### Given material

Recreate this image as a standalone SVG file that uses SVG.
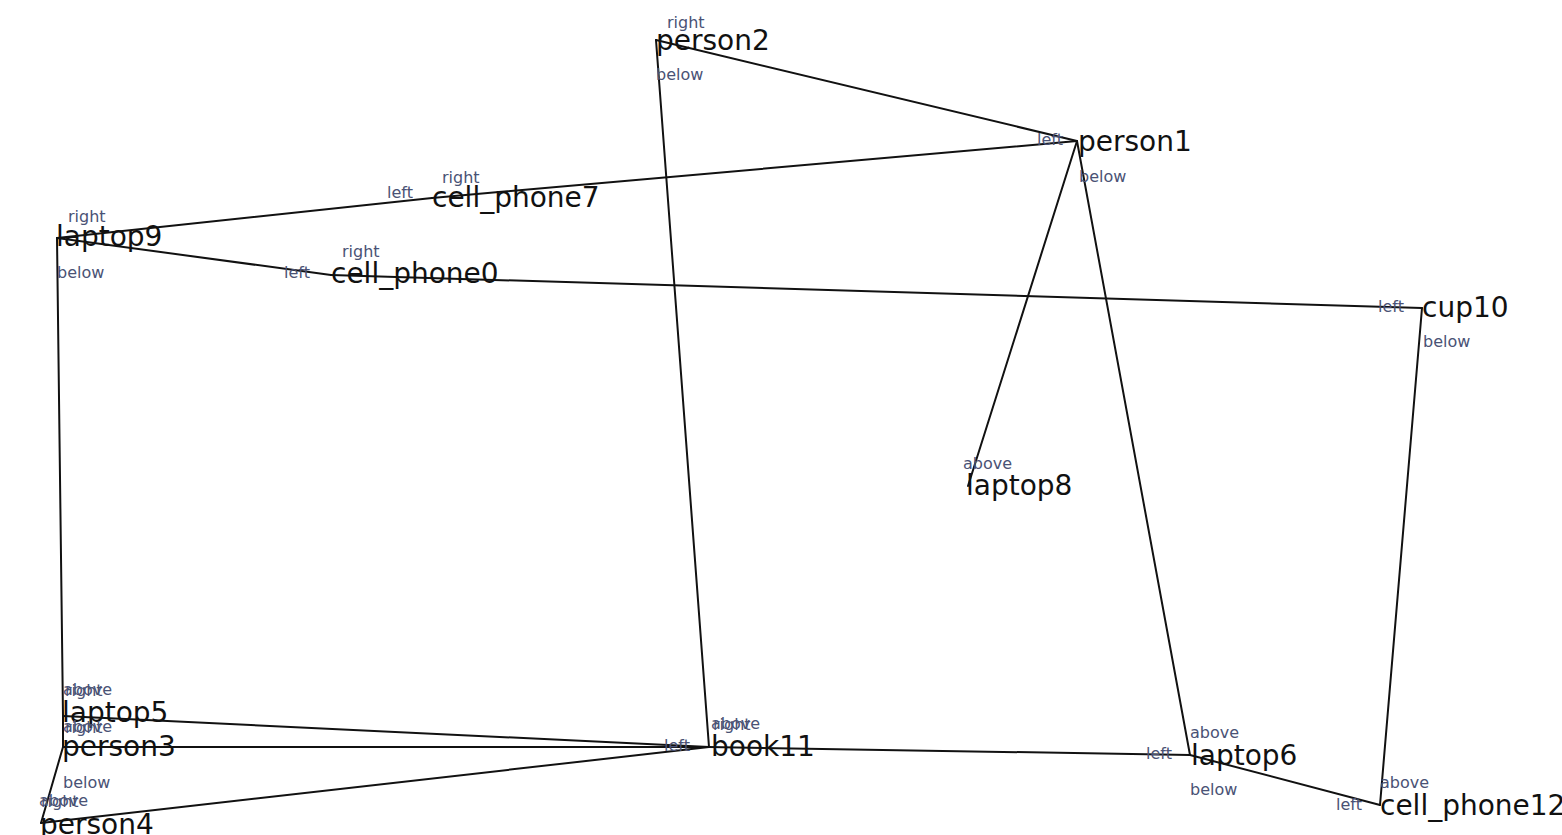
<svg xmlns="http://www.w3.org/2000/svg" width="1562" height="835" viewBox="0 0 1562 835">
  <style>
    .edge { stroke: #111; stroke-width: 2; fill: none; stroke-linecap: round; }
    .name { font-family: "DejaVu Sans", "Liberation Sans", sans-serif; font-size: 28px; fill: #111; }
    .rel { font-family: "DejaVu Sans", "Liberation Sans", sans-serif; font-size: 16px; fill: #4a5275; }
    .rel-l { text-anchor: end; }
  </style>
  <rect width="1562" height="835" fill="#fff"/>

  <!-- connectors -->
  <g id="edges">
    <line class="edge" x1="656" y1="40" x2="1077" y2="141"/>
    <line class="edge" x1="656" y1="40" x2="709" y2="747"/>
    <line class="edge" x1="57" y1="238" x2="432" y2="198"/>
    <line class="edge" x1="432" y1="198" x2="1077" y2="141"/>
    <line class="edge" x1="57" y1="238" x2="331" y2="275"/>
    <line class="edge" x1="331" y1="275" x2="1422" y2="308"/>
    <line class="edge" x1="1077" y1="141" x2="968" y2="486"/>
    <line class="edge" x1="1077" y1="141" x2="1190" y2="755"/>
    <line class="edge" x1="1422" y1="308" x2="1380" y2="805"/>
    <line class="edge" x1="57" y1="238" x2="63" y2="716"/>
    <line class="edge" x1="63" y1="716" x2="63" y2="747"/>
    <line class="edge" x1="63" y1="716" x2="709" y2="747"/>
    <line class="edge" x1="63" y1="747" x2="709" y2="747"/>
    <line class="edge" x1="63" y1="747" x2="41" y2="823"/>
    <line class="edge" x1="41" y1="823" x2="709" y2="747"/>
    <line class="edge" x1="709" y1="747" x2="1190" y2="755"/>
    <line class="edge" x1="1190" y1="755" x2="1380" y2="805"/>
  </g>

  <g id="person2">
    <text class="name" x="656" y="50">person2</text>
    <text class="rel" x="667" y="28">right</text>
    <text class="rel" x="656" y="80">below</text>
  </g>
  <g id="person1">
    <text class="name" x="1078" y="151">person1</text>
    <text class="rel rel-l" x="1063" y="145">left</text>
    <text class="rel" x="1079" y="182">below</text>
  </g>
  <g id="cell_phone7">
    <text class="name" x="432" y="207">cell_phone7</text>
    <text class="rel" x="442" y="183">right</text>
    <text class="rel rel-l" x="413" y="198">left</text>
  </g>
  <g id="laptop9">
    <text class="name" x="56" y="246">laptop9</text>
    <text class="rel" x="68" y="222">right</text>
    <text class="rel" x="57" y="278">below</text>
  </g>
  <g id="cell_phone0">
    <text class="name" x="331" y="283">cell_phone0</text>
    <text class="rel" x="342" y="257">right</text>
    <text class="rel rel-l" x="310" y="278">left</text>
  </g>
  <g id="cup10">
    <text class="name" x="1422" y="317">cup10</text>
    <text class="rel rel-l" x="1404" y="312">left</text>
    <text class="rel" x="1423" y="347">below</text>
  </g>
  <g id="laptop8">
    <text class="name" x="966" y="495">laptop8</text>
    <text class="rel" x="963" y="469">above</text>
  </g>
  <g id="laptop5">
    <text class="name" x="62" y="722">laptop5</text>
    <text class="rel" x="63" y="695">above</text>
    <text class="rel" x="65" y="696">right</text>
  </g>
  <g id="person3">
    <text class="name" x="62" y="756">person3</text>
    <text class="rel" x="63" y="732">above</text>
    <text class="rel" x="65" y="733">right</text>
    <text class="rel" x="63" y="788">below</text>
  </g>
  <g id="person4">
    <text class="name" x="40" y="834">person4</text>
    <text class="rel" x="39" y="806">above</text>
    <text class="rel" x="41" y="807">right</text>
  </g>
  <g id="book11">
    <text class="name" x="711" y="756">book11</text>
    <text class="rel" x="711" y="729">above</text>
    <text class="rel" x="713" y="730">right</text>
    <text class="rel rel-l" x="690" y="751">left</text>
  </g>
  <g id="laptop6">
    <text class="name" x="1191" y="765">laptop6</text>
    <text class="rel" x="1190" y="738">above</text>
    <text class="rel rel-l" x="1172" y="759">left</text>
    <text class="rel" x="1190" y="795">below</text>
  </g>
  <g id="cell_phone12">
    <text class="name" x="1380" y="815">cell_phone12</text>
    <text class="rel" x="1380" y="788">above</text>
    <text class="rel rel-l" x="1362" y="810">left</text>
  </g>
</svg>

### What you will do
Your copy of the data should match it exactly, except that pictures are left out.

### In response
Recreate this image as a standalone SVG file that uses SVG.
<svg xmlns="http://www.w3.org/2000/svg" width="1562" height="835" viewBox="0 0 1562 835">
  <style>
    .edge { stroke: #111; stroke-width: 2; fill: none; stroke-linecap: round; }
    .name { font-family: "DejaVu Sans", "Liberation Sans", sans-serif; font-size: 28px; fill: #111; }
    .rel { font-family: "DejaVu Sans", "Liberation Sans", sans-serif; font-size: 16px; fill: #4a5275; }
    .rel-l { text-anchor: end; }
  </style>
  <rect width="1562" height="835" fill="#fff"/>

  <!-- connectors -->
  <g id="edges">
    <line class="edge" x1="656" y1="40" x2="1077" y2="141"/>
    <line class="edge" x1="656" y1="40" x2="709" y2="747"/>
    <line class="edge" x1="57" y1="238" x2="432" y2="198"/>
    <line class="edge" x1="432" y1="198" x2="1077" y2="141"/>
    <line class="edge" x1="57" y1="238" x2="331" y2="275"/>
    <line class="edge" x1="331" y1="275" x2="1422" y2="308"/>
    <line class="edge" x1="1077" y1="141" x2="968" y2="486"/>
    <line class="edge" x1="1077" y1="141" x2="1190" y2="755"/>
    <line class="edge" x1="1422" y1="308" x2="1380" y2="805"/>
    <line class="edge" x1="57" y1="238" x2="63" y2="716"/>
    <line class="edge" x1="63" y1="716" x2="63" y2="747"/>
    <line class="edge" x1="63" y1="716" x2="709" y2="747"/>
    <line class="edge" x1="63" y1="747" x2="709" y2="747"/>
    <line class="edge" x1="63" y1="747" x2="41" y2="823"/>
    <line class="edge" x1="41" y1="823" x2="709" y2="747"/>
    <line class="edge" x1="709" y1="747" x2="1190" y2="755"/>
    <line class="edge" x1="1190" y1="755" x2="1380" y2="805"/>
  </g>

  <g id="person2">
    <text class="name" x="656" y="50">person2</text>
    <text class="rel" x="667" y="28">right</text>
    <text class="rel" x="656" y="80">below</text>
  </g>
  <g id="person1">
    <text class="name" x="1078" y="151">person1</text>
    <text class="rel rel-l" x="1063" y="145">left</text>
    <text class="rel" x="1079" y="182">below</text>
  </g>
  <g id="cell_phone7">
    <text class="name" x="432" y="207">cell_phone7</text>
    <text class="rel" x="442" y="183">right</text>
    <text class="rel rel-l" x="413" y="198">left</text>
  </g>
  <g id="laptop9">
    <text class="name" x="56" y="246">laptop9</text>
    <text class="rel" x="68" y="222">right</text>
    <text class="rel" x="57" y="278">below</text>
  </g>
  <g id="cell_phone0">
    <text class="name" x="331" y="283">cell_phone0</text>
    <text class="rel" x="342" y="257">right</text>
    <text class="rel rel-l" x="310" y="278">left</text>
  </g>
  <g id="cup10">
    <text class="name" x="1422" y="317">cup10</text>
    <text class="rel rel-l" x="1404" y="312">left</text>
    <text class="rel" x="1423" y="347">below</text>
  </g>
  <g id="laptop8">
    <text class="name" x="966" y="495">laptop8</text>
    <text class="rel" x="963" y="469">above</text>
  </g>
  <g id="laptop5">
    <text class="name" x="62" y="722">laptop5</text>
    <text class="rel" x="63" y="695">above</text>
    <text class="rel" x="65" y="696">right</text>
  </g>
  <g id="person3">
    <text class="name" x="62" y="756">person3</text>
    <text class="rel" x="63" y="732">above</text>
    <text class="rel" x="65" y="733">right</text>
    <text class="rel" x="63" y="788">below</text>
  </g>
  <g id="person4">
    <text class="name" x="40" y="834">person4</text>
    <text class="rel" x="39" y="806">above</text>
    <text class="rel" x="41" y="807">right</text>
  </g>
  <g id="book11">
    <text class="name" x="711" y="756">book11</text>
    <text class="rel" x="711" y="729">above</text>
    <text class="rel" x="713" y="730">right</text>
    <text class="rel rel-l" x="690" y="751">left</text>
  </g>
  <g id="laptop6">
    <text class="name" x="1191" y="765">laptop6</text>
    <text class="rel" x="1190" y="738">above</text>
    <text class="rel rel-l" x="1172" y="759">left</text>
    <text class="rel" x="1190" y="795">below</text>
  </g>
  <g id="cell_phone12">
    <text class="name" x="1380" y="815">cell_phone12</text>
    <text class="rel" x="1380" y="788">above</text>
    <text class="rel rel-l" x="1362" y="810">left</text>
  </g>
</svg>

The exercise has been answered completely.